You’re excited to learn a subject. And all the incentives are aligned. Still, you’re going to face challenges. It’s the way of the brain. Here are some:

False End Image (FEI)

When you start going over new material to learn something, you often start with a false end image. Say it’s a book. You picture yourself in the future, when you’re done reading it, with extra abilities1 acquired.

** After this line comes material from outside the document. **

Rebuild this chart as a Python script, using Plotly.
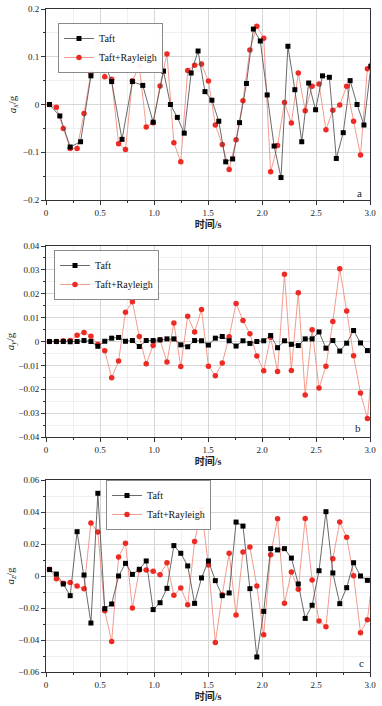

But this is a false image to harbor. Because when you’re done, you most likely will not have acquired those imagined abilities. Which will result in disappointment. We don’t want disappointment while learning. We want constant motivation and fun.

end image v1

So we must set a proper expectation.

A better end image to harbor would be to imagine your abilities just as they are now, but with a few changes:

  1. You will have better questions to ask.
  2. Your mind will see more patterns related to what you’ve learned.
  3. You will have a better idea about where to go next for more.

end image v2

This Should Be Easier (SBE)

A.K.A You should already know this.

Often, when you’re learning a new subject, you’ll encounter material that you thought you were already good at. But when you try to apply it, you discover that that’s not actually true (anymore).

The unproductive self talk would be: this should be easier or I should already know this.

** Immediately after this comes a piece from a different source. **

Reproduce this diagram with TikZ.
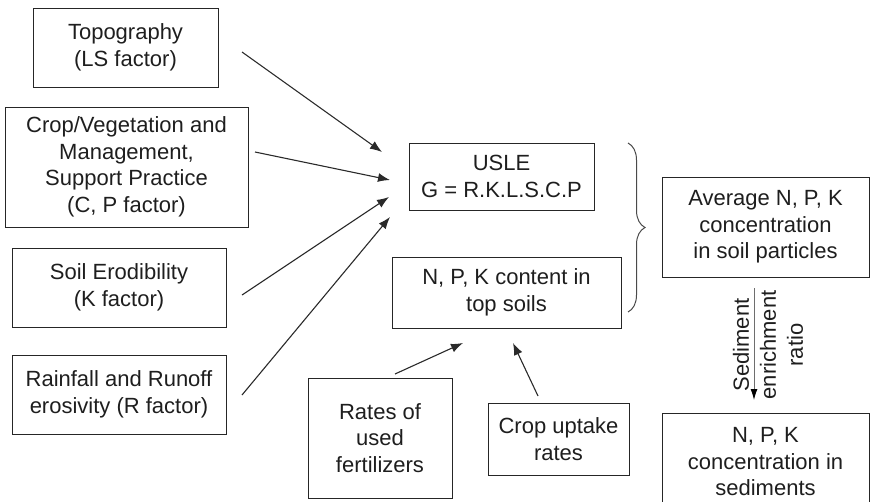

The productive attitude to summon here is: ok, another opportunity to review this material and reinforce my knowledge.

Too Tired To Learn (TTT)

You’re tired right now. Because you worked hard all day. You feel like your brain contracts the moment you think about learning.

It’s probable that you still have some juice left for some productive learning.

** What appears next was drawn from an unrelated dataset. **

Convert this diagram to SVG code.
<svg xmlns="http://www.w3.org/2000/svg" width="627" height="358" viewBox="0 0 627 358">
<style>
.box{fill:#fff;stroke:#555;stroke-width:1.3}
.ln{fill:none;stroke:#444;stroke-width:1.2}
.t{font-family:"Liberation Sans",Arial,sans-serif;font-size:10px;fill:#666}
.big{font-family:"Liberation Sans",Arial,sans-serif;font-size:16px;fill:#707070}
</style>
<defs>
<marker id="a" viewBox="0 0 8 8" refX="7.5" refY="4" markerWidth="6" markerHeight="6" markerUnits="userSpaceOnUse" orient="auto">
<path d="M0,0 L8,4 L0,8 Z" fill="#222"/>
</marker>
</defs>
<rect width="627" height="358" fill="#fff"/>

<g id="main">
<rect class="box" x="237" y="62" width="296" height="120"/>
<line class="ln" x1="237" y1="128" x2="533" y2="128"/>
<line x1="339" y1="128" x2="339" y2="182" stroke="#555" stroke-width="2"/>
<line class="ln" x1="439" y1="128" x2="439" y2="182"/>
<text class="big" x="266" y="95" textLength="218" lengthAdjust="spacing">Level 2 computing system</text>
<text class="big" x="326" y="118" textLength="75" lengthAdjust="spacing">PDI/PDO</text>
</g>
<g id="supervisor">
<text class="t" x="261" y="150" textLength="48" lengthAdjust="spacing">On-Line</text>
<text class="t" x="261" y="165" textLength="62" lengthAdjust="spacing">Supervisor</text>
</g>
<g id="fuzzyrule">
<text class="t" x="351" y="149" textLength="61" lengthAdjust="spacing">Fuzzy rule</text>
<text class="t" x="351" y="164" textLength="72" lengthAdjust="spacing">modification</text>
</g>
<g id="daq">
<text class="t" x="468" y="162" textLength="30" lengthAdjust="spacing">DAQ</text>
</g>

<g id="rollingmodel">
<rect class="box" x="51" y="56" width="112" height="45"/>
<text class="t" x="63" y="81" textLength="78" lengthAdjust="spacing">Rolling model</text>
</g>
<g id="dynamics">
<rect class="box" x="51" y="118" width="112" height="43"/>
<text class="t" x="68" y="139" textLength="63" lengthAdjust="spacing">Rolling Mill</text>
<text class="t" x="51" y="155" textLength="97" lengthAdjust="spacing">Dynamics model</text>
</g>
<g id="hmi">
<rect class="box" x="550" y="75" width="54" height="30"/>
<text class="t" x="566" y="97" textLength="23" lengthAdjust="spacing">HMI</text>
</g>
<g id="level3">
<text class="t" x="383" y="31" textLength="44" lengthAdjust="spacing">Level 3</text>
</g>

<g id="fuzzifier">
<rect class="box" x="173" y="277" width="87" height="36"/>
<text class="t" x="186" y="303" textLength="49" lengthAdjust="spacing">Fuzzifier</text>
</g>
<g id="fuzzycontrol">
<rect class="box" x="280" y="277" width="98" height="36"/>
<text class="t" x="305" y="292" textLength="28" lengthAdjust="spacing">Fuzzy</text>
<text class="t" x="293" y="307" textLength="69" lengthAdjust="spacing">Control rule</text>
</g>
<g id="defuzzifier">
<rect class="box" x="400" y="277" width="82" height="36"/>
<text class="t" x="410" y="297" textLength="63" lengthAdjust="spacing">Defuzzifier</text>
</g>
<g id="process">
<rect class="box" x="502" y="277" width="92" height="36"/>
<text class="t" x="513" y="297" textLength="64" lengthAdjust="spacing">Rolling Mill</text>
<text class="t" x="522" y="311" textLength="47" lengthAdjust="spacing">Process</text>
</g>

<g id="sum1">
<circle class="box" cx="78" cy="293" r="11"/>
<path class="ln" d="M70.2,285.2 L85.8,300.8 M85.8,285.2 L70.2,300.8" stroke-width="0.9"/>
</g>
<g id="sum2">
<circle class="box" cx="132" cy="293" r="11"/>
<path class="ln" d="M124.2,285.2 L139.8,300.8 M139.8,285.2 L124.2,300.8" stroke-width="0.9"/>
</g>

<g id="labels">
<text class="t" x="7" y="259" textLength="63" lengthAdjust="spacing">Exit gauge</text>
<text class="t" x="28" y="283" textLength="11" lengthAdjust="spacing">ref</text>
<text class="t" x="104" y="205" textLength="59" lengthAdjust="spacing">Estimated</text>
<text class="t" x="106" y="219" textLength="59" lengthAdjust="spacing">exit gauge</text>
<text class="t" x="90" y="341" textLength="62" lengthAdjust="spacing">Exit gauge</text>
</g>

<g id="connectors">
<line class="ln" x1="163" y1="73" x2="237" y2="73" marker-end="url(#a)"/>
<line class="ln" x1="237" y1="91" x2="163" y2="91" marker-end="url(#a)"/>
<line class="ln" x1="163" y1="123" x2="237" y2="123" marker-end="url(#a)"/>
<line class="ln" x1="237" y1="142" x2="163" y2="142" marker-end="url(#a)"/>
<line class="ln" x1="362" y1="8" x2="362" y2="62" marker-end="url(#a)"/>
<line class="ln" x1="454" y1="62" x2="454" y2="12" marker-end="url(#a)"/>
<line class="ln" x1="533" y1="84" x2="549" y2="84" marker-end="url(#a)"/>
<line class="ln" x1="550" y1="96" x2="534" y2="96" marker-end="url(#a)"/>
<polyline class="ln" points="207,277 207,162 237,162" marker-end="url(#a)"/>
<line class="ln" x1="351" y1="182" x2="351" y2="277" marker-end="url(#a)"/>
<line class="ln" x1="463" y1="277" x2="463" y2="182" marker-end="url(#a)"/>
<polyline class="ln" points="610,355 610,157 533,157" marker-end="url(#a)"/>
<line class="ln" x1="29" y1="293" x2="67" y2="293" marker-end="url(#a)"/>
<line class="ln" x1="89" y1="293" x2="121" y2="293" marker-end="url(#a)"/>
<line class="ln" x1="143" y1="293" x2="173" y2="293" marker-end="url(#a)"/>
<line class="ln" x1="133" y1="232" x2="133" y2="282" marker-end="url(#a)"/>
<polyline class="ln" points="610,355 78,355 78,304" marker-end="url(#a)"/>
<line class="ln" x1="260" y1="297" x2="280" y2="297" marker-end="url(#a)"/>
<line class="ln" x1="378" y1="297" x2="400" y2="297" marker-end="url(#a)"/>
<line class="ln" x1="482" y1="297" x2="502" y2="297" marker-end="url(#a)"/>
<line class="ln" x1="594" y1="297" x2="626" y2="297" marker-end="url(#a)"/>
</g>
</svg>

How to find out? Reframe your thinking about learning today in the following ways:

  1. Pick a time duration that your brain is willing to spend on learning. Say, 20 minutes. Subtract 10% of that. Now we’re at 18 minutes. That’s the minimum you have to do today. Easy.
  2. In the time allotted in 1, you have a goal: move your learning up one notch from yesterday. Like understanding a key term, or going over a hard concept that needs several go-overs. Up a notch.
  3. 1 and 2 work because we’re measuring our progress in weeks, not days. Today there’s no pressure to finish anything. But come Friday, you’re on the hook.

What did you learn this week?


  1. Extra abilities are not mastery. Mastery is a different kind of journey.